Like an industrial neighborhood that evolves into a residential one, the early arrivals to the redeveloped island are to be students and artists. A public high school, the Harbor School, is slated to open in 2010; GIPEC commissioned an artist-designed miniature golf course this past summer; and the Lower Manhattan Cultural Council studios should open in the spring.
First, Ms. Koch believes, the island must build a sense of place and a following and constituency. That comes both with tenants and with increasing numbers of visitors during the summer, when a free ferry is run to the island Friday through Sunday. Attendance more than doubled, to an impressive 128,000, from 2007 to last summer on the island, which offered bike rentals and sporadic programming.
At some point, the strategy holds, there will be enough infrastructure investment, enough amenities, enough public interest and enough constituency to attract large private development and investment, perhaps a university and a hotel and conference center, among other possibilities.
But the time is certainly not now.
“I can tell you that hotel players who have come to the island have said … ‘Yes, there’s a market in New York for a conference center, there’s no other space that can do it. Come back to us when you have an anchor tenant, corporate or educational,’” Ms. Koch said.
Any commitment by such an anchor tenant is also something for the long term, certainly unlikely to happen in the next few years. Still, there is one candidate that has talked quite openly about its interest in building on the island: New York University, which is creating a 25-year master plan that calls for 6 million square feet of expansion space.
“It’s certainly an attractive option for us,” said Alicia Hurley, an N.Y.U. vice president, saying that the school “would definitely” put in a bid on the site if GIPEC requested one.
The school is looking to develop about 1 million square feet of campus on the island, Ms. Hurley said, which would be mixed-use, with housing and academic space.
THE LARGEST CHALLENGE is a simple one: The amount of public money the island needs is extraordinary.
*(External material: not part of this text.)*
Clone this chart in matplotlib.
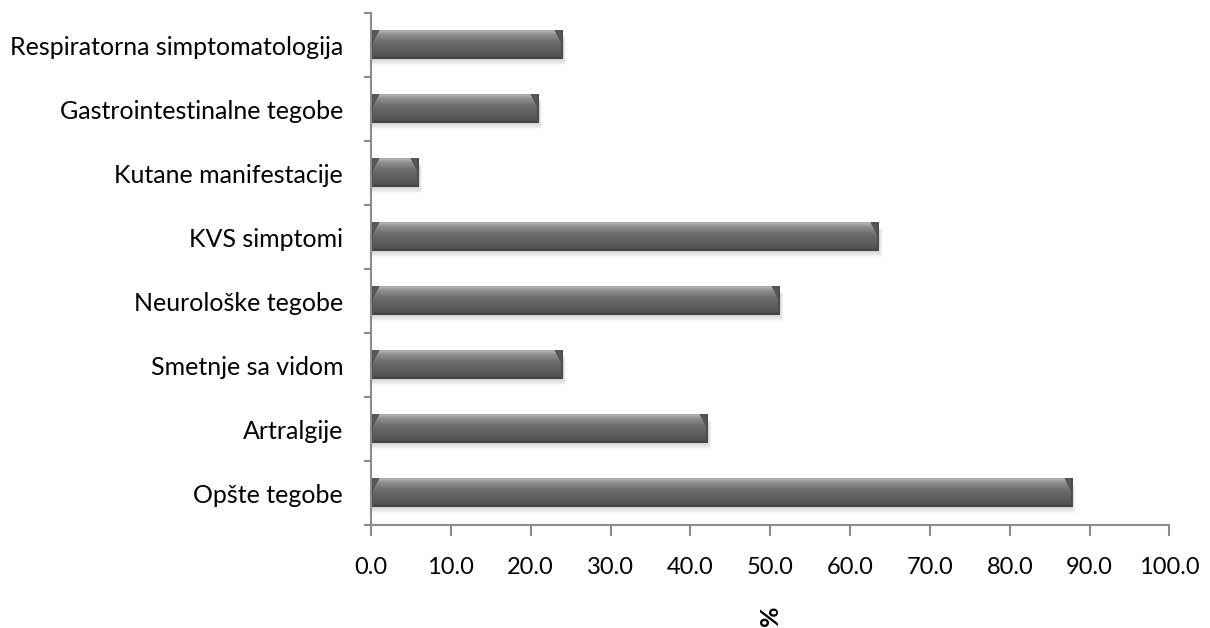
import numpy as np
import matplotlib
matplotlib.use("Agg")
import matplotlib.pyplot as plt

plt.rcParams['font.family'] = ['Lato', 'DejaVu Sans']

# symptom groups, listed bottom to top as drawn
categories = ["Opšte tegobe", "Artralgije", "Smetnje sa vidom", "Neurološke tegobe",
              "KVS simptomi", "Kutane manifestacije", "Gastrointestinalne tegobe",
              "Respiratorna simptomatologija"]
percent = [87.8, 42.2, 24.0, 51.2, 63.6, 6.0, 21.0, 24.0]
x_ticks = [0, 10, 20, 30, 40, 50, 60, 70, 80, 90, 100]

bar_h = 0.44
px_per_unit = 8.0


def bar_image(value, rows=48):
    # vertical shading of a bevelled bar, highlight on top, dark lower edge
    t = np.linspace(0, 1, rows)
    shade = np.interp(t, [0.0, 0.05, 0.12, 0.3, 0.5, 0.75, 0.9, 1.0],
                      [0.66, 0.70, 0.58, 0.48, 0.40, 0.36, 0.32, 0.25])
    cols = max(int(value * px_per_unit), 6)
    img = np.repeat(shade[:, None], cols, axis=1)
    bevel = 8.0
    d = np.minimum(np.arange(cols), cols - 1 - np.arange(cols))[None, :]
    tt = t[:, None]
    side = (d < bevel * (1 - tt / 0.55)) & (tt < 0.55)
    img = np.where(side, 0.34, img)
    edge = d < 1.5
    img = np.where(edge, 0.30, img)
    return np.dstack([img, img, img])


fig = plt.figure(figsize=(12.1, 6.28), dpi=100)
ax = fig.add_axes([0.3066, 0.164, 0.9665 - 0.3066, 0.979 - 0.164])

for i, v in enumerate(percent):
    y0 = i - bar_h / 2
    y1 = i + bar_h / 2
    # soft shadow under the bar
    for k, a in enumerate([0.10, 0.07, 0.05, 0.03]):
        off = 0.03 + 0.025 * k
        ax.fill_between([0, v + 0.15 + 0.1 * k], y0 - off, y1 - 0.1,
                        color="#606060", alpha=a, lw=0, zorder=1)
    ax.imshow(bar_image(v), extent=(0, v, y0, y1), aspect='auto',
              interpolation='bilinear', zorder=2)

ax.set_xlim(0, 100)
ax.set_ylim(-0.5, len(categories) - 0.5)

ax.set_xticks(x_ticks)
ax.set_xticklabels([f"{t:.1f}" for t in x_ticks], fontsize=17)
ax.set_yticks(np.arange(len(categories) + 1) - 0.5)
ax.set_yticklabels([])
ax.set_yticks(np.arange(len(categories)), minor=True)
ax.set_yticklabels(categories, minor=True, fontsize=18)
ax.tick_params(axis='y', which='minor', length=0, pad=20)
ax.tick_params(axis='y', which='major', length=5, width=1.5, color="#8c8c8c")
ax.tick_params(axis='x', length=8, width=1.5, color="#8c8c8c", pad=15)

for s in ["top", "right"]:
    ax.spines[s].set_visible(False)
for s in ["left", "bottom"]:
    ax.spines[s].set_color("#8c8c8c")
    ax.spines[s].set_linewidth(1.5)

ax.set_xlabel("%", fontsize=18, fontweight='bold', rotation=90, labelpad=20)

fig.savefig("out.png", dpi=100)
So far, about $140 million has been spent or committed to infrastructure, including work on historic buildings, and almost nothing looks like it’s been done.
“A lot of that has gone into things that you can’t see as progress—preparing docks, preparing the sea walls, paving the roads,” Ms. Koch said. “We spent $1 million looking for sewers—to find them. I’m not exaggerating.”
The park would cost around $400 million, Ms. Koch said, and other infrastructure would likely be about $200 million, though some of that could be paid for by future tenants.
Those are grand figures to throw around when GIPEC has seen its city and state funding commitments fall in recent years. Two years ago, the city and the state between them committed $40 million for capital improvements for the island; this year, it is $20 million. For next year’s budget, the city has $7 million allocated for capital improvements; the state has not yet put out its budget.
Advocates support the approach, though few are bullish on any movement in the near term. Parts of Hudson River Park have been under construction for almost a decade, and it still is only about half-completed. And that park had other advantages—a vertical strip along the West Side highway that had the support of neighboring residents.
Many involved say a better model would be Battery Park City, which took decades and is just being completed now.
“The lesson of Battery Park City for me was, it takes a long time,” Ms. Koch said. She then asked rhetorically: “You know, will it take 40 years?”